Viewers who obstinately read artworks literally which, unsurprisingly, exasperates most artists, would please Ceal Floyer - what is aimed for is a finely balanced paradox of the obvious literalness of the work, coupled with the pressing urge to read further into meanings which present themselves so shamelessly. Maybe this is the crux of the work: the furious tension between literal, matter-of-fact mundanity and the imaginative construction of meaning - a tension dependent on simplicity of presentation. And it doesn't come much simpler than Floyer's. But this simplicity, although stripped to the point of the obvious, never merely states the obvious. And nor is it ever just dumb, although the brutality of the logic can sometimes seem without intelligence.

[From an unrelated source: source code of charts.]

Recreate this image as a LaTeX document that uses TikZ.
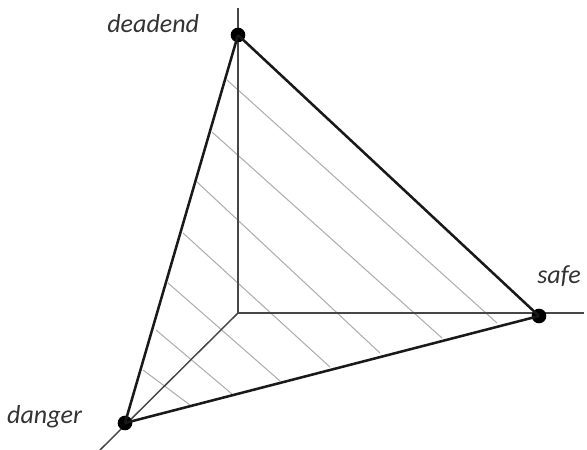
\documentclass[tikz,border=0pt]{standalone}
\usepackage{fontspec}
\setmainfont{Carlito}
\usepackage{xcolor}
\usepackage{tikz}
\usetikzlibrary{positioning,calc}
\definecolor{AxisGray}{RGB}{70,70,70}
\definecolor{HatchGray}{RGB}{175,175,175}

\begin{document}
\begin{tikzpicture}[x=0.75pt,y=-0.75pt,every node/.style={font=\itshape\fontsize{19.5}{22}\selectfont,text=black!80}]
\tikzset{corner/.style={circle,fill=black,inner sep=0pt,minimum size=11pt}}
\tikzset{axis/.style={draw=AxisGray,line width=1.1pt}}
\tikzset{edge/.style={draw=black!90,line width=1.9pt}}
\tikzset{hatch/.style={draw=HatchGray,line width=0.8pt}}
\useasboundingbox (0,0) rectangle (587,450);
\coordinate (origin) at (238,313);
\coordinate (top) at (238,8);
\coordinate (right) at (584,313);
\coordinate (low) at (100,450);
% hatching
\foreach \xa/\ya/\xb/\yb in {227/80/497/323,212/132/442/338,197/182/380/353,183/233/330/367,168/283/280/381,156/330/232/394,143/370/190/405}{
  \coordinate (ha) at (\xa,\ya);
  \coordinate (hb) at (\xb,\yb);
  \draw[hatch] (ha)--(hb);
}
\draw[axis] (top)--(origin);
\draw[axis] (origin)--(right);
\draw[axis] (origin)--(low);
\node[corner] (deadend) at (238,35) {};
\node[corner] (safe) at (539,316) {};
\node[corner] (danger) at (125,423) {};
\draw[edge] (deadend.center)--(safe.center);
\draw[edge] (safe.center)--(danger.center);
\draw[edge] (danger.center)--(deadend.center);
\node[left=20pt of deadend,yshift=8.5pt] (deadendlabel) {deadend};
\node[above=13pt of safe,xshift=15pt] (safelabel) {safe};
\node[left=23pt of danger,yshift=4.5pt] (dangerlabel) {danger};
\end{tikzpicture}
\end{document}
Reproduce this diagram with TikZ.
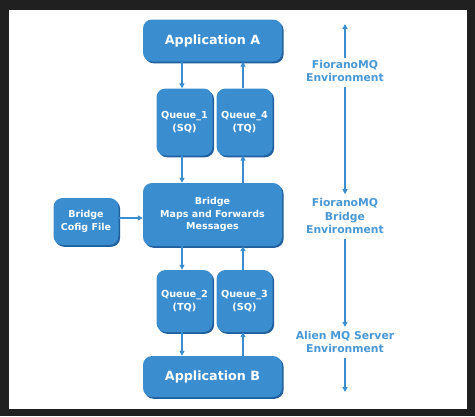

No, this simplicity is closer to an aesthetic, but not that of an artistic tradition; it feels closer to the transparent elegence of a mathematical formula. Why? Because with apparently little effort they describe complex reasoning to an astonishing degree of precision. This analogy should not be pushed, but it does go to show that simplicity, self-reflexivity and reduction do not necessarily lead to throwaway one-liners. Perhaps we could say that all Floyer's works are one-liners that you could write a book about.